At this time, the state of Michigan is researching the implementation of a study on how best to monitor the Mighty Mac regularly. If and when a plan is implemented, it will most probably include GPS as well as real-time connectivity to the Michigan Spatial Reference Network and its 83 existing CORS stations.

“The purpose of this study was to determine the current technology and methods of monitoring such a structure,” Semenchuck says. “The excellent results of the GPS observations made on the bridge were beyond the expectations of all involved.”

“We are very excited to consider the possibility that we will be able to remotely monitor the bridge’s behavior as it goes though changes in temperature, wind events and loading from traffic and construction equipment,” says Kim Nowack, PE, chief engineer for the Mackinac Bridge Authority. “GPS units strategically placed on the bridge will be a big part of our total health monitoring game plan.”

The GPS results revealed that movement of the towers and bridge deck span strongly correlated to changes in temperature and wind. The estimated minus a priori, transverse coordinate differences for the east deck are shown in green and for the west deck in blue. The transverse wind speed is shown in red.

Structural modeling of bridges, dams and buildings is critical to understanding how such structures behave over time, and to provide guidance to bridge engineers and geodesists on issues related to the structure’s health and preventative maintenance. Integration of sensors such as accelerometers, tilt-meters, seismographs, cameras and video cameras, strain gauges, optical measurement devices, RF-measurement devices, total stations and meteorological instruments can only augment the robustness of researchers’ toolboxes.

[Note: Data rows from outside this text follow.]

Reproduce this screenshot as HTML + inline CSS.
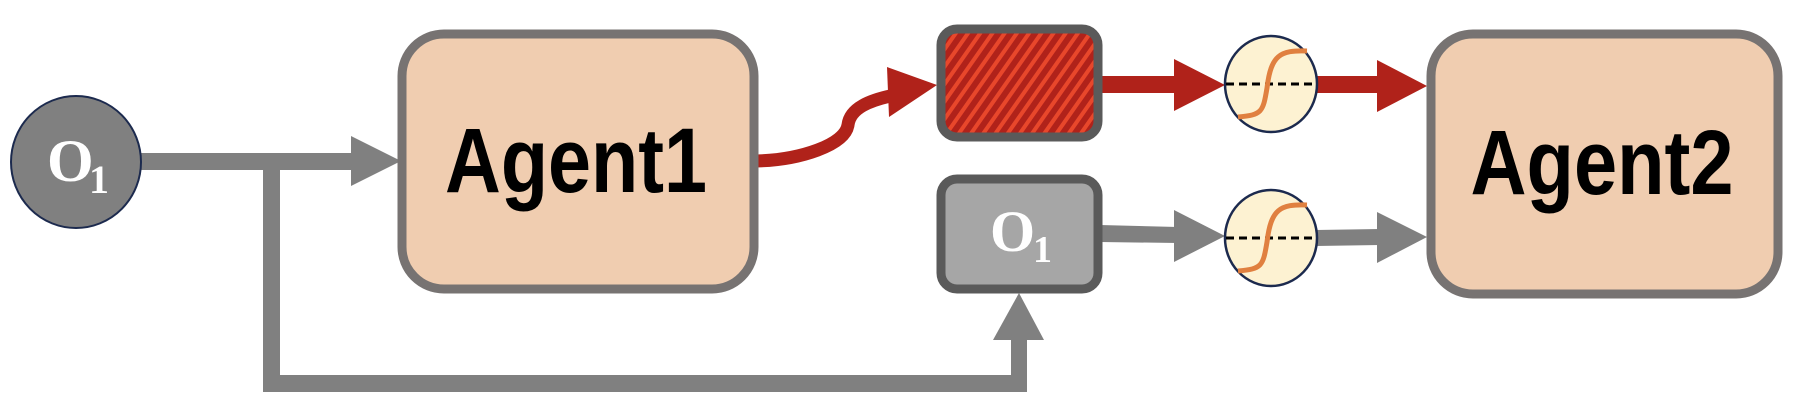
<!DOCTYPE html>
<html><head><meta charset="utf-8"><style>
html,body{margin:0;padding:0;background:#fff;width:1810px;height:410px;overflow:hidden}
svg{display:block}
.agent{font-family:"Liberation Sans",sans-serif;font-weight:bold;font-size:92px;fill:#000}
.o{font-family:"Liberation Serif",serif;font-weight:bold;fill:#fff}
</style></head><body>
<svg width="1810" height="410" viewBox="0 0 1810 410">
<defs>
<pattern id="hatch" patternUnits="userSpaceOnUse" width="10" height="10" patternTransform="rotate(35)">
<rect width="10" height="10" fill="#b0221a"/>
<rect width="4" height="10" fill="#e8472b"/>
</pattern>
</defs>
<g fill="#808080">
<rect x="140" y="153" width="215" height="17"/>
<polygon points="351,136 401,161 351,186"/>
<rect x="263" y="160" width="17" height="232"/>
<rect x="263" y="375" width="764" height="17"/>
<rect x="1011" y="335" width="16" height="57"/>
<polygon points="993,340 1019,293 1044,340"/>
<polygon points="1100,225 1178,227 1178,243 1100,242"/>
<polygon points="1174,210 1225,236 1174,262"/>
<polygon points="1316,230 1380,229 1380,245 1316,246"/>
<polygon points="1377,212 1427,237 1377,263"/>
</g>
<g>
<path d="M756,161 C800,160 845,145 848,125 C850,108 870,100 895,95" fill="none" stroke="#b0221a" stroke-width="13"/>
<polygon points="887,67 937,85 889,117" fill="#b0221a"/>
<rect x="1100" y="76" width="78" height="17" fill="#b0221a"/>
<polygon points="1174,59 1225,85 1174,111" fill="#b0221a"/>
<rect x="1316" y="76" width="64" height="17" fill="#b0221a"/>
<polygon points="1377,60 1427,86 1377,112" fill="#b0221a"/>
</g>
<g>
<ellipse cx="76" cy="162" rx="65" ry="66" fill="#808080" stroke="#1c2a4e" stroke-width="2"/>
<text x="47" y="181" class="o" font-size="60">O</text>
<text x="89" y="193" class="o" font-size="40">1</text>
</g>
<g>
<rect x="402" y="34" width="352" height="255" rx="42" fill="#f0cdb0" stroke="#777372" stroke-width="9"/>
<text x="576" y="192" text-anchor="middle" class="agent" textLength="262" lengthAdjust="spacingAndGlyphs">Agent1</text>
</g>
<g>
<rect x="941" y="29" width="157" height="108" rx="16" fill="url(#hatch)" stroke="#5a5a5a" stroke-width="9"/>
</g>
<g>
<rect x="941" y="179" width="157" height="110" rx="16" fill="#a6a6a6" stroke="#5a5a5a" stroke-width="9"/>
<text x="990" y="251" class="o" font-size="58">O</text>
<text x="1033" y="262" class="o" font-size="38">1</text>
</g>
<g>
<ellipse cx="1271" cy="84" rx="46" ry="48" fill="#fdf2d2" stroke="#1c2a4e" stroke-width="2.5"/>
<line x1="1226" y1="84" x2="1317" y2="84" stroke="#000" stroke-width="3" stroke-dasharray="8,5"/>
<path d="M1238,117 C1262,115 1263,112 1267,88 C1271,55 1280,50 1307,51" fill="none" stroke="#e08040" stroke-width="5"/>
</g>
<g>
<ellipse cx="1271" cy="238" rx="46" ry="48" fill="#fdf2d2" stroke="#1c2a4e" stroke-width="2.5"/>
<line x1="1226" y1="238" x2="1317" y2="238" stroke="#000" stroke-width="3" stroke-dasharray="8,5"/>
<path d="M1238,271 C1262,269 1263,266 1267,242 C1271,209 1280,204 1307,205" fill="none" stroke="#e08040" stroke-width="5"/>
</g>
<g>
<rect x="1431" y="34" width="347" height="260" rx="42" fill="#f0cdb0" stroke="#777372" stroke-width="9"/>
<text x="1602" y="194" text-anchor="middle" class="agent" textLength="263" lengthAdjust="spacingAndGlyphs">Agent2</text>
</g>
</svg>
</body></html>
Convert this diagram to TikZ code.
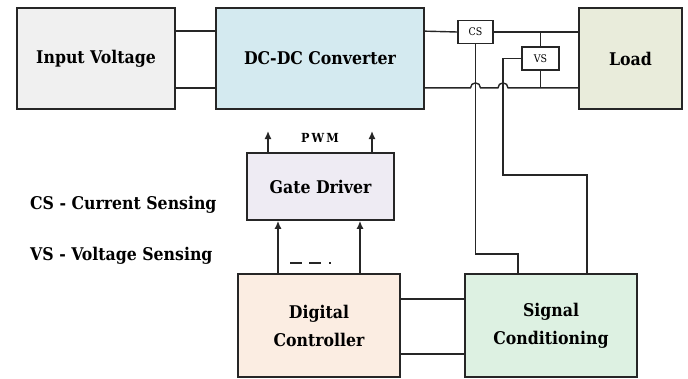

The positioning capabilities of a high-precision monitoring system such as the one used on the Mighty Mac will ensure both the health of the structure as well as the security and safety of the general public. The monitoring undergone on the Mackinac Bridge resulted in detailed information that will help to ensure its longevity for generations to come. When public safety is top priority, an ounce of prevention is worth more than a pound of cure.